Autonomous Vehicles - Future Transport
Cambridge is among the first smart cities in the UK to trial autonomous vehicles – investigating the feasibility of the technology being used as part of a public transport service in the future.
Self-driving shuttles that are set to transform the way people travel took to the roads for ground-breaking passenger trials in Cambridge for the month of June 2021.
The first Aurrigo autonomous shuttle arrived in Cambridge at the end of October 2020. In April 2021, the team were able to return to the site after lockdown and the first shuttle started its engineering trial – mapping a route from the Park & Ride around the University of Cambridge’s West Cambridge campus.
A second shuttle arrived in May 2021 and was joined by a third at the start of June 2021 when selected passengers were invited on board to take a trial journey on one of the vehicles.
Transport minister Rachel Maclean MP was among the first passengers to board the Aurrigo shuttle as it embarked on a fully autonomous journey around the University of Cambridge’s West Cambridge campus on Thursday 27 May 2021.
The trial is part of a government-funded project led by the Greater Cambridge Partnership, Smart Cambridge and engineering firm Aurrigo Driverless Technology to look at how autonomous technology could be used on the public transport network.
Find out more about the background to this project further down the page and watch our video to find out more:
Frequently asked question
Background to the project:
In February 2018, a consortium made up of Coventry-based engineering firm Aurrigo Driverless Technology (the autonomous vehicle division of RDM Group) and Smart Cambridge, a workstream of the Greater Cambridge Partnership, was awarded £3.2milllion of Government funding from the Centre for Connected and Autonomous Vehicles (CCAV), and Innovate UK, the Government’s innovation agency, to develop trial vehicles.
Aurrigo was tasked with developing a number of self-driving shuttles which could potentially be trialled on a southern section of the existing Guided Busway, when ordinary buses weren’t running.
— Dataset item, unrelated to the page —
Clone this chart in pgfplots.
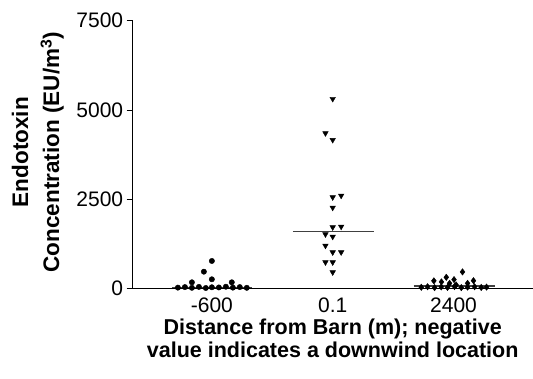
\documentclass[border=0pt]{standalone}
\usepackage{pgfplots}
\pgfplotsset{compat=1.18}
\usepackage{fontspec}
\setmainfont{Liberation Sans}
\begin{document}
\begin{tikzpicture}
\useasboundingbox (-132.7pt,-90.3pt) rectangle (400.3pt,288.7pt);
\begin{axis}[
  scale only axis, width=400pt, height=268pt,
  at={(0,0)}, anchor=south west,
  xmin=-0.655, xmax=2.655, ymin=0, ymax=7500,
  axis x line=bottom, axis y line=left,
  axis line style={-, line width=0.9pt, black},
  xtick={0,1,2}, xticklabels={-600,0.1,2400},
  ytick={0,2500,5000,7500},
  scaled y ticks=false,
  /pgf/number format/1000 sep={},
  /pgf/number format/assume math mode=true,
  tick label style={font=\fontsize{21}{24}\selectfont},
  tick align=outside,
  major tick length=6pt,
  tick style={line width=0.9pt, black},
  x tick style={draw=none},
  xticklabel style={yshift=-2pt, inner sep=1pt},
  xlabel={Distance from Barn (m); negative\\value indicates a downwind location},
  xlabel style={at={(axis description cs:0.5,0)}, anchor=north, yshift=-30pt, inner sep=0pt, align=center, font=\fontsize{21.5}{23.5}\selectfont\bfseries},
  ylabel={Endotoxin\\Concentration (EU/m\textsuperscript{3})},
  ylabel style={at={(axis description cs:-0.237,0.51)}, anchor=center, inner sep=0pt, align=center, font=\fontsize{22.5}{31}\selectfont\bfseries},
  clip=false,
]
% medians
\addplot[black!75, line width=1.2pt] coordinates {(-0.33,40) (0.33,40)};
\addplot[black!75, line width=1.2pt] coordinates {(0.67,1600) (1.34,1600)};
\addplot[black!75, line width=1.2pt] coordinates {(1.67,75) (2.34,75)};
% group -600
\addplot[only marks, mark=*, mark size=2.7pt, black] coordinates {
(0,776) (-0.066,476) (0,263) (-0.165,179) (0.165,179)
(-0.281,30) (-0.223,45) (-0.165,25) (-0.107,50) (-0.050,20) (0,40)
(0.058,35) (0.116,55) (0.174,30) (0.231,45) (0.289,25)
};
% group 0.1
\addplot[only marks, mark=triangle*, mark size=3.2pt, mark options={rotate=180}, black] coordinates {
(1.0,5312) (0.94,4351) (1.0,4164) (1.0,2559) (1.07,2604) (1.0,2268)
(1.0,1719) (1.07,1736) (0.94,1523) (1.0,1456) (0.94,1204) (1.0,1019)
(1.07,1019) (0.94,739) (1.0,739) (1.0,459)
};
% group 2400
\addplot[only marks, mark=diamond*, mark size=3.2pt, black] coordinates {
(2.074,470) (1.94,319) (2.004,255) (1.837,220) (1.9,190) (1.967,150)
(2.116,151) (2.165,224) (2.022,104)
(1.733,40) (1.785,55) (1.843,30) (1.898,50) (1.950,35) (2.008,60)
(2.064,30) (2.116,45) (2.174,55) (2.229,35) (2.273,45)
};
\end{axis}
\end{tikzpicture}
\end{document}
The initial out-of-hours trial service was planned to run between the Trumpington Park & Ride site and Cambridge Railway Station via the Cambridge Biomedical Campus site.
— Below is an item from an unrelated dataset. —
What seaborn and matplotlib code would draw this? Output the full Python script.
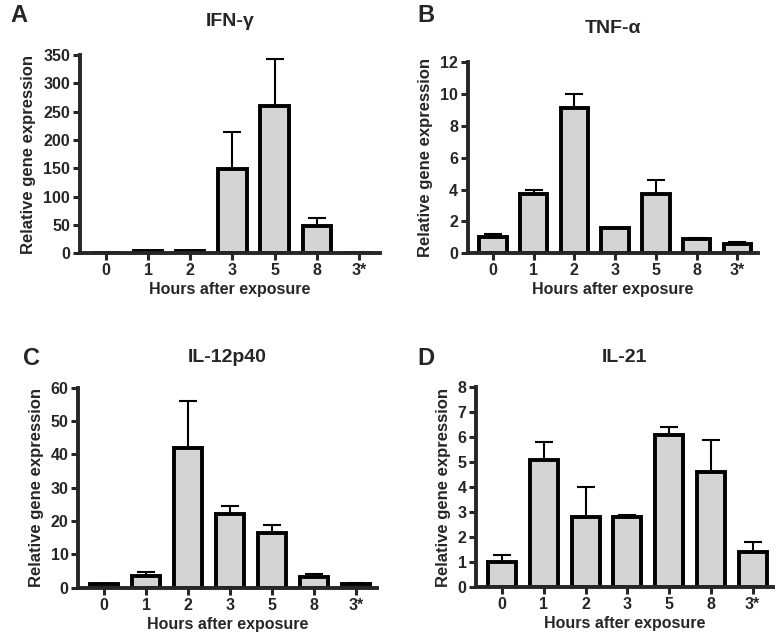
import numpy as np
import pandas as pd
import matplotlib
matplotlib.use('Agg')
import matplotlib.pyplot as plt
import seaborn as sns

# Data (mean and upper error bar top)
hours = ['0', '1', '2', '3', '5', '8', '3*']

ifn_mean = [1.0, 3.0, 3.0, 148, 260, 48, 0.5]
ifn_top = [1.0, 3.0, 3.0, 215, 343, 63, 0.5]

tnf_mean = [1.0, 3.7, 9.1, 1.6, 3.7, 0.9, 0.6]
tnf_top = [1.2, 4.0, 10.0, 1.6, 4.6, 0.95, 0.7]

il12_mean = [1.0, 3.5, 42, 22, 16.5, 3.2, 1.0]
il12_top = [1.2, 4.8, 56, 24.5, 18.8, 4.0, 1.4]

il21_mean = [1.0, 5.1, 2.8, 2.8, 6.1, 4.6, 1.4]
il21_top = [1.3, 5.8, 4.0, 2.9, 6.4, 5.9, 1.8]

sns.set_style('ticks')
plt.rcParams['font.family'] = ['Liberation Sans', 'DejaVu Sans']
plt.rcParams['font.weight'] = 'bold'

fig = plt.figure(figsize=(7.82, 6.41), dpi=100)

panels = [
    ('A', 'IFN-\u03b3', ifn_mean, ifn_top, 350, 50, [0.102, 0.605, 0.384, 0.309]),
    ('B', 'TNF-\u03b1', tnf_mean, tnf_top, 12, 2, [0.598, 0.605, 0.371, 0.298]),
    ('C', 'IL-12p40', il12_mean, il12_top, 60, 10, [0.100, 0.083, 0.382, 0.312]),
    ('D', 'IL-21', il21_mean, il21_top, 8, 1, [0.609, 0.084, 0.380, 0.312]),
]

for letter, title, mean, top, ymax, step, rect in panels:
    ax = fig.add_axes(rect)
    df = pd.DataFrame({'hours': hours, 'value': mean})
    sns.barplot(data=df, x='hours', y='value', color='#d4d4d4', saturation=1,
                edgecolor='black', linewidth=2.8, width=0.67, errorbar=None, ax=ax)
    err = np.array(top) - np.array(mean)
    ax.errorbar(np.arange(len(hours)), mean, yerr=[np.zeros(len(mean)), err],
                fmt='none', ecolor='black', elinewidth=1.5, capsize=6.5, capthick=1.5,
                zorder=1)
    ax.set_xlim(-0.62, 6.5)
    ax.set_ylim(0, ymax)
    ax.set_yticks(np.arange(0, ymax + step / 2, step))
    sns.despine(ax=ax)
    for s in ['left', 'bottom']:
        ax.spines[s].set_linewidth(2.8)
    ax.tick_params(width=2.2, length=5, labelsize=11.5, pad=2)
    for lab in ax.get_xticklabels() + ax.get_yticklabels():
        lab.set_fontweight('bold')
    ax.set_xlabel('Hours after exposure', fontsize=11.5, fontweight='bold', labelpad=3)
    ax.set_ylabel('Relative gene expression', fontsize=12, fontweight='bold', labelpad=5)

    # title and panel letter in figure coords
    l, b, w, h = rect
    cx = l + w * 0.5
    ty = b + h + (0.052 if letter in 'AB' else 0.047)
    fig.text(cx, ty, title, ha='center', va='center', fontsize=14, fontweight='bold')
    lx = 0.013 if letter == 'A' else (0.030 if letter == 'C' else 0.534)
    ly = 0.976 if letter in 'AB' else 0.440
    fig.text(lx, ly, letter, ha='left', va='center', fontsize=17, fontweight='bold')

plt.savefig('out.png', dpi=100)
Autonomous Shuttle at the University of Cambridge’s West Cambridge site
Following COVID-19 disruptions, the project been refocused away from the Busway and onto the University’s West Cambridge site – where no modifications to the vehicle or built environment will be needed to run the trial.
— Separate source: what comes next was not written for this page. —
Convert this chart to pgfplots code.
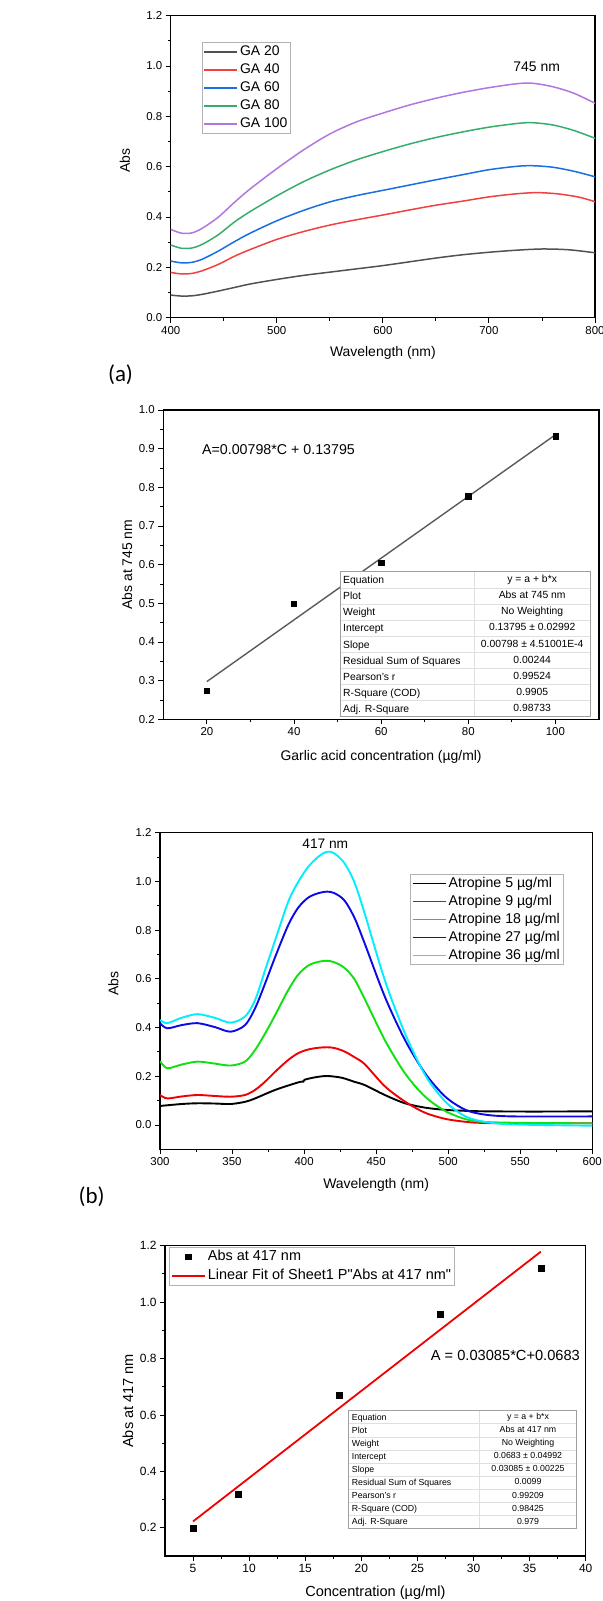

The success of these trials will provide knowledge and experience of self-driving vehicles in a real-world environment, meaning that they could be rolled-out elsewhere around Greater Cambridge in the future, for example, to link some of the science and business campuses to each other or to rural travel hubs.
To help shape the Greater Cambridge Partnership (GCP) public transport strategy over a 10-year period, a report was prepared in April 2020 for the GCP by Professor John Miles of the University of Cambridge Department of Engineering.
The purpose of the work was to take a forward look at the opportunities and barriers related to the use of connected, autonomous, vehicles within the public transport system for Greater Cambridge. The work took note of the changes in public perception, regulatory environment, and commercial models which are now beginning to evolve.